Freshman Wesley Bryant stood in his shower as a sophomore in high school, trying to think of a way to complete his story, “The Vista.” For the previous six months, he had experienced writer’s block.
As he scrubbed shampoo into his hair that night, the story suddenly came together in his mind.
“Everything just clicked,” Bryant said. “I don’t even think I finished my shower. I still had shampoo in my hair, and was like ‘I got to go write this.'”
Shortly after this time, Bryant had a completed futuristic, political science fiction novel on his hands and became a self-published author by the time he was 18 years old.
Once he completed his book about a revolution against an evil ruler of a dystopian country, he started letting other people read it to gain some feedback.
“It sat on my kitchen counter for my parents to read, collecting dust, for a long time,” Bryant said. “I saw it and… thought I might as well send it to someone. So I did.”
After conducting some research, Bryant sent his manuscript to three publishers. He heard back from one in Pennsylvania, but declined the offer after the publisher asked for too much of the profit. Bryant then started contemplating the self-publishing route.

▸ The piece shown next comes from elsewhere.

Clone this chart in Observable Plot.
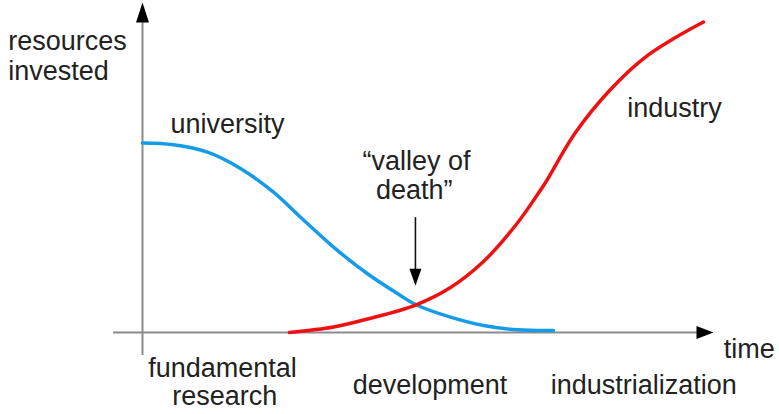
<!DOCTYPE html>
<html>
<head>
<meta charset="utf-8">
<script src="https://cdn.jsdelivr.net/npm/d3@7"></script>
<script src="https://cdn.jsdelivr.net/npm/@observablehq/plot@0.6"></script>
<style>
  html, body { margin: 0; padding: 0; background: #fff; }
  #chart svg { display: block; }
</style>
</head>
<body>
<div id="chart"></div>
<script>
// ---- data (time units 0..100, resources units 0..100) ----
const universityTime = [0, 5.43, 11.38, 17.16, 22.94, 27.67, 31.17, 33.45, 39.40, 45.18, 47.81, 53.94, 59.72, 65.67, 71.98];
const universityRes  = [57.42, 56.88, 54.64, 49.70, 42.52, 34.94, 29.39, 25.85, 17.79, 11.21, 8.48, 4.64, 2.12, 0.82, 0.61];

const industryTime = [25.74, 33.45, 39.40, 47.81, 53.94, 59.72, 65.32, 68.83, 70.58, 75.83, 81.96, 87.74, 93.35, 98.25];
const industryRes  = [0, 1.67, 4.09, 8.33, 13.64, 21.52, 32.42, 40.91, 45.45, 60.61, 73.64, 83.03, 89.39, 94.09];

const labelText = ["resources", "invested", "university", "\u201Cvalley of", "death\u201D", "industry",
                   "time", "fundamental", "research", "development", "industrialization"];
const labelTime = [-23.5, -23.5, 4.9, 48.0, 47.6, 84.9, 101.8, 14.0, 14.4, 36.8, 71.5];
const labelRes  = [85.5, 76.4, 60.6, 49.1, 40.6, 65.2, -7.6, -13.6, -22.1, -18.5, -18.5];
const labelAnchor = ["start", "start", "start", "middle", "middle", "start", "start", "middle", "middle", "start", "start"];

const valleyTime = 47.8;
const valleyFrom = 34.8;
const valleyTo = 17;

// ---- tables built from the arrays ----
const university = universityTime.map((t, i) => ({t, v: universityRes[i]}));
const industry = industryTime.map((t, i) => ({t, v: industryRes[i]}));
const labels = labelText.map((s, i) => ({s, t: labelTime[i], v: labelRes[i], a: labelAnchor[i]}));

// arrow head symbols (tip at origin)
function head(dir, L, w) {
  return {
    draw(ctx) {
      if (dir === "up") { ctx.moveTo(0, 0); ctx.lineTo(-w / 2, L); ctx.lineTo(w / 2, L); }
      else if (dir === "down") { ctx.moveTo(0, 0); ctx.lineTo(-w / 2, -L); ctx.lineTo(w / 2, -L); }
      else { ctx.moveTo(0, 0); ctx.lineTo(-L, -w / 2); ctx.lineTo(-L, w / 2); }
      ctx.closePath();
    }
  };
}

const font = "Liberation Sans, Arial, sans-serif";
const axisGray = "#8c8c8c";

const plot = Plot.plot({
  width: 779,
  height: 414,
  margin: 0,
  x: {domain: [0, 100], range: [142, 713], axis: null},
  y: {domain: [0, 100], range: [332, 2], axis: null},
  style: {fontFamily: font, background: "#fff"},
  marks: [
    // axes
    Plot.ruleX([0], {y1: -7, y2: 95, stroke: axisGray, strokeWidth: 2}),
    Plot.ruleY([0], {x1: -5.1, x2: 98, stroke: axisGray, strokeWidth: 2}),
    Plot.dot([{t: 0, v: 100}], {x: "t", y: "v", symbol: head("up", 20, 13), fill: "#000", stroke: null, r: 5}),
    Plot.dot([{t: 100, v: 0}], {x: "t", y: "v", symbol: head("right", 17, 13), fill: "#000", stroke: null, r: 5}),
    // curves
    Plot.line(university, {x: "t", y: "v", curve: "catmull-rom", stroke: "#159be8", strokeWidth: 3.5}),
    Plot.line(industry, {x: "t", y: "v", curve: "catmull-rom", stroke: "#ee1111", strokeWidth: 3.5}),
    // valley of death arrow
    Plot.ruleX([valleyTime], {y1: valleyFrom, y2: valleyTo + 2, stroke: "#111", strokeWidth: 1.6}),
    Plot.dot([{t: valleyTime, v: valleyTo - 2.8}], {x: "t", y: "v", symbol: head("down", 17, 12), fill: "#000", stroke: null, r: 5}),
    // labels
    Plot.text(labels.filter(d => d.a === "start"), {x: "t", y: "v", text: "s", textAnchor: "start", lineAnchor: "bottom",
      fontSize: 27, fill: "#222", fontFamily: font}),
    Plot.text(labels.filter(d => d.a === "middle"), {x: "t", y: "v", text: "s", textAnchor: "middle", lineAnchor: "bottom",
      fontSize: 27, fill: "#222", fontFamily: font})
  ]
});

document.getElementById("chart").appendChild(plot);
</script>
</body>
</html>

Bryant said he began researching the various steps to become self-published. With help from his parents and a mentor author from Alabama, he contacted printers and took on the various jobs publishers are typically in charge of — such as selling, distributing and advertising his novel.
“It can be very taxing,” Bryant said. “It’s almost like a full-time job, and you don’t even know if it’s going to pay off. You’re wearing a lot of hats, which can be good or bad. I stressed out so much, but I worked hard.”
Bryant said he believes his hard work paid off, especially when he hears reactions from his readers. From the beginning he wanted to positively impact people with his stories, according to Bryant.
“I want someone to be motivated to think that they’re more than what they put themselves down to be,” Bryant said.
After reading Bryant’s story, freshman Kadia Grant said she felt inspired.
“(The book) gets you in the mindset (that) you’re not reading a book, (but) you’re actually learning about something, because it’s young people taking a stand (against) the government,” Grant said. “But it doesn’t have to be the government for you, per se — it can be anything that you can take a stand for… You know, you have a voice. The book makes you feel like you can do something.”
Freshman Kyrsten Romano said she agrees with Grant.
“It’s very empowering as a book,” Romano said. “You’re like, ‘Wow. You know what, if they can do it, I can do some things, too, that I might have been nervous about doing before.'”
Bryant is currently working on a sequel to “The Vista,” and plans to release it this summer. “The Vista” is available for purchase on Amazon.